Memórias de paisagens com Pedro Lima
Como é que um actor exprime as vivências da sua personagem? Eis a pergunta, fascinante e perturbante, que assombra todos os trabalhos de representação. Creio que Pedro Lima era um actor que, ao formulá-la, de uma maneira ou de outra, a fazia acompanhar por uma interrogação paralela, sem dúvida mais arriscada: o que é isso de exprimir o que quer que seja?
Tive o privilégio de o dirigir num espectáculo teatral, "Paisagens Americanas", cuja encenação partilhei com o Rui Pedro Tendinha. Foi em 2004, a convite do nosso amigo João Lourenço, que com esse título levamos ao palco do Teatro Aberto três pequenas peças de Neil LaBute, tendo tudo começado com um elenco formado por Juana Pereira da Silva, Lígia Soares, Pedro Penim, Rui Morisson e Sofia Aparício.
E digo "começado" porque a maravilhosa entrega de todos eles foi subitamente interrompida por uma ocorrência dramática: logo após o primeiro fim de semana de representações (a estreia ocorreu no dia 19 de março), Rui Morisson sofreu um acidente num pé, ficando impossibilitado de continuar. Como encontrar rapidamente uma alternativa para manter o espectáculo em cena? Pedro Lima, justamente, foi quem entrou na nossa equipa.
Que ele tenha conseguido aprender o texto em poucos dias, integrando-se nas marcações e dinâmicas do espectáculo, eis uma proeza reveladora de um paciente e impecável profissionalismo. Em todo o caso, ainda hoje penso como o seu trabalho desmentiu, ponto por ponto, o cepticismo com que, confesso, comecei por encarar a situação de nos vermos compelidos a recorrer a um "substituto".
Nas nossas "Paisagens Americanas", contracenando com Sofia Aparício, em "Terra dos Mortos", a terceira e última peça do espectáculo, Pedro Lima contribuiu de forma decisiva para colocar em cena algo de tão americano quanto universal, admiravelmente exposto pelo texto de LaBute.
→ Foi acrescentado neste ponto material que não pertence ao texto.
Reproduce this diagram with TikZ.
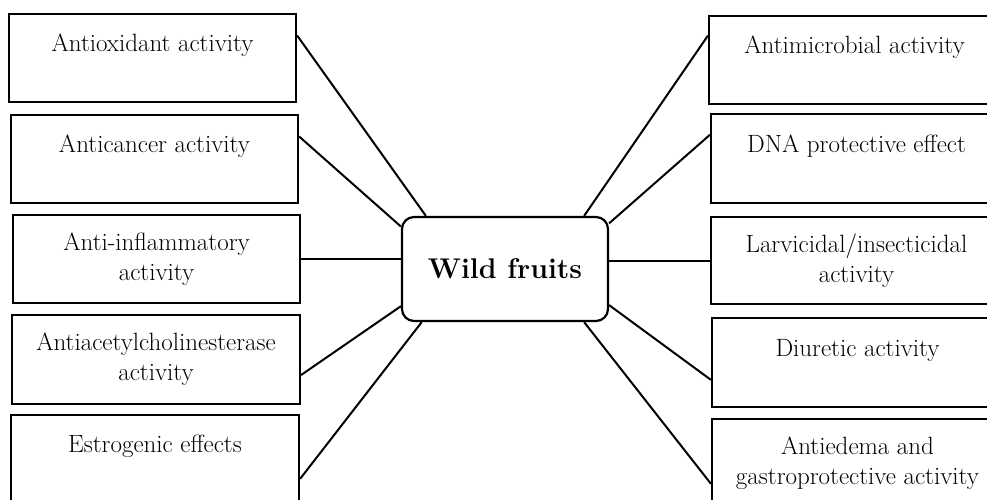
\documentclass[tikz,border=0pt]{standalone}
\usetikzlibrary{calc}
\tikzset{
  box/.style={draw, line width=2.2pt, rectangle, inner sep=0pt, align=center,
    font=\fontsize{25}{30}\selectfont},
  hub/.style={draw, line width=2.2pt, rectangle, rounded corners=12pt, inner sep=0pt,
    minimum width=206pt, minimum height=104pt, font=\fontsize{28.5}{34}\selectfont\bfseries},
  link/.style={line width=2pt}
}
\begin{document}
\begin{tikzpicture}[x=1pt,y=-1pt]
\useasboundingbox (0,0) rectangle (987,499);
\begin{scope}
\clip (0,0) rectangle (987,499);
% left boxes
\node[box, minimum width=287pt, minimum height=88pt] (l1) at (152.5,58) {Antioxidant activity\\~};
\node[box, minimum width=287pt, minimum height=88pt] (l2) at (154.5,159) {Anticancer activity\\~};
\node[box, minimum width=287pt, minimum height=88pt] (l3) at (156.5,259) {Anti-inflammatory\\activity};
\node[box, minimum width=288pt, minimum height=89pt] (l4) at (156,359.5) {Antiacetylcholinesterase\\activity};
\node[box, minimum width=288pt, minimum height=88pt] (l5) at (155,459) {Estrogenic effects\\~};
% right boxes
\node[box, minimum width=291pt, minimum height=88pt] (r1) at (854.5,60) {Antimicrobial activity\\~};
\node[box, minimum width=291pt, minimum height=89pt] (r2) at (856.5,158.5) {DNA protective effect\\~};
\node[box, minimum width=291pt, minimum height=87pt] (r3) at (856.5,260.5) {Larvicidal/insecticidal\\activity};
\node[box, minimum width=291pt, minimum height=89pt] (r4) at (857.5,362.5) {Diuretic activity\\~};
\node[box, minimum width=291pt, minimum height=88pt] (r5) at (857.5,463) {Antiedema and\\gastroprotective activity};
% hub
\node[hub] (c) at (505,269) {Wild fruits};
% connectors
\draw[link] ($(l1.north east)!0.25!(l1.south east)$) -- ($(c.north west)!0.12!(c.north east)$);
\draw[link] ($(l2.north east)!0.25!(l2.south east)$) -- ($(c.north west)!0.1!(c.south west)$);
\draw[link] (l3.east) -- (l3.east -| c.west);
\draw[link] ($(l4.north east)!0.67!(l4.south east)$) -- ($(c.north west)!0.85!(c.south west)$);
\draw[link] ($(l5.north east)!0.72!(l5.south east)$) -- ($(c.south west)!0.10!(c.south east)$);
\draw[link] ($(r1.north west)!0.23!(r1.south west)$) -- ($(c.north west)!0.88!(c.north east)$);
\draw[link] ($(r2.north west)!0.24!(r2.south west)$) -- ($(c.north east)!0.07!(c.south east)$);
\draw[link] (r3.west) -- (r3.west -| c.east);
\draw[link] ($(r4.north west)!0.69!(r4.south west)$) -- ($(c.north east)!0.84!(c.south east)$);
\draw[link] ($(r5.north west)!0.73!(r5.south west)$) -- ($(c.south west)!0.88!(c.south east)$);
\end{scope}
\end{tikzpicture}
\end{document}
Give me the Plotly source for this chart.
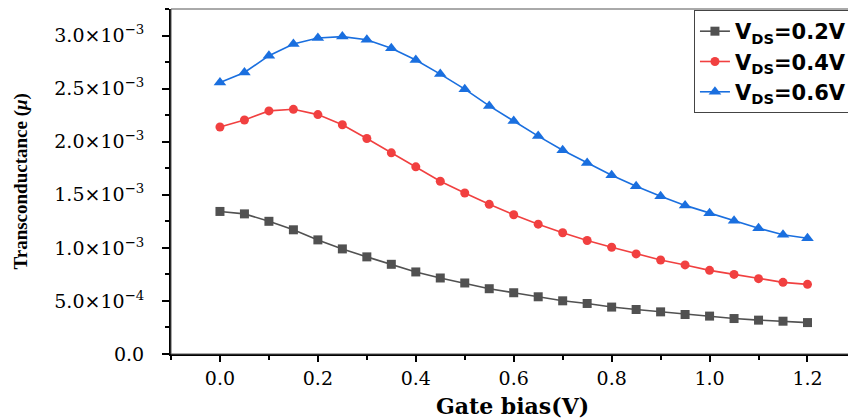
import plotly.graph_objects as go

gate_bias = [0.0, 0.05, 0.1, 0.15, 0.2, 0.25, 0.3, 0.35, 0.4, 0.45, 0.5, 0.55, 0.6,
             0.65, 0.7, 0.75, 0.8, 0.85, 0.9, 0.95, 1.0, 1.05, 1.1, 1.15, 1.2]

gm_vds_02 = [1.343e-3, 1.32e-3, 1.25e-3, 1.17e-3, 1.075e-3, 0.99e-3, 0.915e-3, 0.845e-3,
             0.773e-3, 0.716e-3, 0.669e-3, 0.615e-3, 0.577e-3, 0.539e-3, 0.501e-3,
             0.476e-3, 0.442e-3, 0.419e-3, 0.397e-3, 0.372e-3, 0.357e-3, 0.334e-3,
             0.319e-3, 0.309e-3, 0.296e-3]

gm_vds_04 = [2.138e-3, 2.204e-3, 2.29e-3, 2.305e-3, 2.255e-3, 2.16e-3, 2.03e-3, 1.895e-3,
             1.763e-3, 1.627e-3, 1.517e-3, 1.41e-3, 1.312e-3, 1.223e-3, 1.142e-3,
             1.069e-3, 1.006e-3, 0.943e-3, 0.886e-3, 0.839e-3, 0.788e-3, 0.75e-3,
             0.71e-3, 0.675e-3, 0.656e-3]

gm_vds_06 = [2.557e-3, 2.652e-3, 2.81e-3, 2.92e-3, 2.977e-3, 2.99e-3, 2.96e-3, 2.88e-3,
             2.77e-3, 2.637e-3, 2.495e-3, 2.337e-3, 2.195e-3, 2.053e-3, 1.92e-3,
             1.80e-3, 1.684e-3, 1.58e-3, 1.485e-3, 1.40e-3, 1.327e-3, 1.255e-3,
             1.185e-3, 1.123e-3, 1.091e-3]

series_names = ["<b>V<sub>DS</sub>=0.2V</b>", "<b>V<sub>DS</sub>=0.4V</b>", "<b>V<sub>DS</sub>=0.6V</b>"]

y_tick_values = [0.0, 5e-4, 1e-3, 1.5e-3, 2e-3, 2.5e-3, 3e-3]
y_tick_labels = ["0.0", "5.0×10<sup>−4</sup>", "1.0×10<sup>−3</sup>", "1.5×10<sup>−3</sup>",
                 "2.0×10<sup>−3</sup>", "2.5×10<sup>−3</sup>", "3.0×10<sup>−3</sup>"]
x_tick_values = [0.0, 0.2, 0.4, 0.6, 0.8, 1.0, 1.2]
x_tick_labels = ["0.0", "0.2", "0.4", "0.6", "0.8", "1.0", "1.2"]

colors = ["#515151", "#F14040", "#1A6FDF"]
symbols = ["square", "circle", "triangle-up"]
sizes = [9, 9, 11]

fig = go.Figure()
for vals, name, c, s, sz in zip([gm_vds_02, gm_vds_04, gm_vds_06], series_names, colors, symbols, sizes):
    fig.add_trace(go.Scatter(
        x=gate_bias, y=vals, name=name, mode="lines+markers",
        line=dict(color=c, width=1.6),
        marker=dict(symbol=s, size=sz, color=c, line=dict(width=0)),
    ))

# page body has an 8px margin, so the figure is sized/placed to compensate
fig.update_layout(
    width=848, height=412,
    margin=dict(l=163, r=2, t=1, b=66, autoexpand=False),
    paper_bgcolor="white", plot_bgcolor="white",
    showlegend=True,
    legend=dict(
        x=0.997, y=0.997, xanchor="right", yanchor="top",
        bordercolor="#444", borderwidth=1, bgcolor="white",
        font=dict(family="DejaVu Sans", size=21, color="black"),
        tracegroupgap=0,
    ),
    font=dict(family="DejaVu Serif", color="black"),
)

fig.update_xaxes(
    range=[-0.1, 1.295], automargin=False,
    tickvals=x_tick_values, ticktext=x_tick_labels,
    ticks="outside", ticklen=6, tickwidth=2, tickcolor="black",
    minor=dict(dtick=0.1, tick0=0, ticks="outside", ticklen=4, tickwidth=1.5, tickcolor="black"),
    showline=True, linewidth=2, linecolor="black",
    showgrid=False, zeroline=False,
    tickfont=dict(family="DejaVu Serif", size=19, color="black"),
)
fig.update_yaxes(
    range=[0, 3.25e-3], automargin=False,
    tickvals=y_tick_values, ticktext=y_tick_labels,
    ticks="outside", ticklen=7, tickwidth=2, tickcolor="black",
    minor=dict(dtick=2.5e-4, tick0=0, ticks="outside", ticklen=4, tickwidth=1.5, tickcolor="black"),
    showline=True, linewidth=2, linecolor="black",
    showgrid=False, zeroline=False, ticklabelstandoff=14,
    tickfont=dict(family="DejaVu Serif", size=19, color="black"),
)

fig.add_annotation(
    text="<b>Transconductance (<i>μ</i>)</b>", textangle=-90,
    xref="paper", yref="paper", x=-0.221, y=0.5, xanchor="center", yanchor="middle",
    showarrow=False, font=dict(family="Liberation Serif", size=19, color="black"),
)
fig.add_annotation(
    text="<b>Gate bias(V)</b>",
    xref="paper", yref="paper", x=0.5, y=-0.151, xanchor="center", yanchor="middle",
    showarrow=False, font=dict(family="DejaVu Serif", size=22, color="black"),
)

fig.add_shape(type="rect", xref="paper", yref="paper", x0=0, y0=0, x1=1, y1=1,
              line=dict(color="#555", width=1), layer="above")

fig.write_html("out.html")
A saber: uma culpa íntima que se desdobra numa maldição universal. Tratava-se de colocar em cena a dor, a melancolia e também a esperança que tudo isso pode envolver.
Lembro-me que utilizamos duas canções belíssimas, por motivos naturalmente diversos, emblemáticas das tensões de um certo imaginário americano do "destino" - eram elas A Case of You, de Joni Mitchell, e Last Nite, de The Strokes.
E penso, em particular, na pose austera de Pedro Lima, capaz de colocar em cena essa vibração muito especial que desafia a própria identidade do actor: à boca de cena, imóvel, ele contemplava o horizonte (nós, afinal, sentados na sala) e podíamos sentir que aquela personagem experimentava convulsões inacessíveis à ilusória transparência das palavras. Por ter dado a ver isso no palco da Sala Azul do Teatro Aberto, a gratidão com que o recordo é infinita.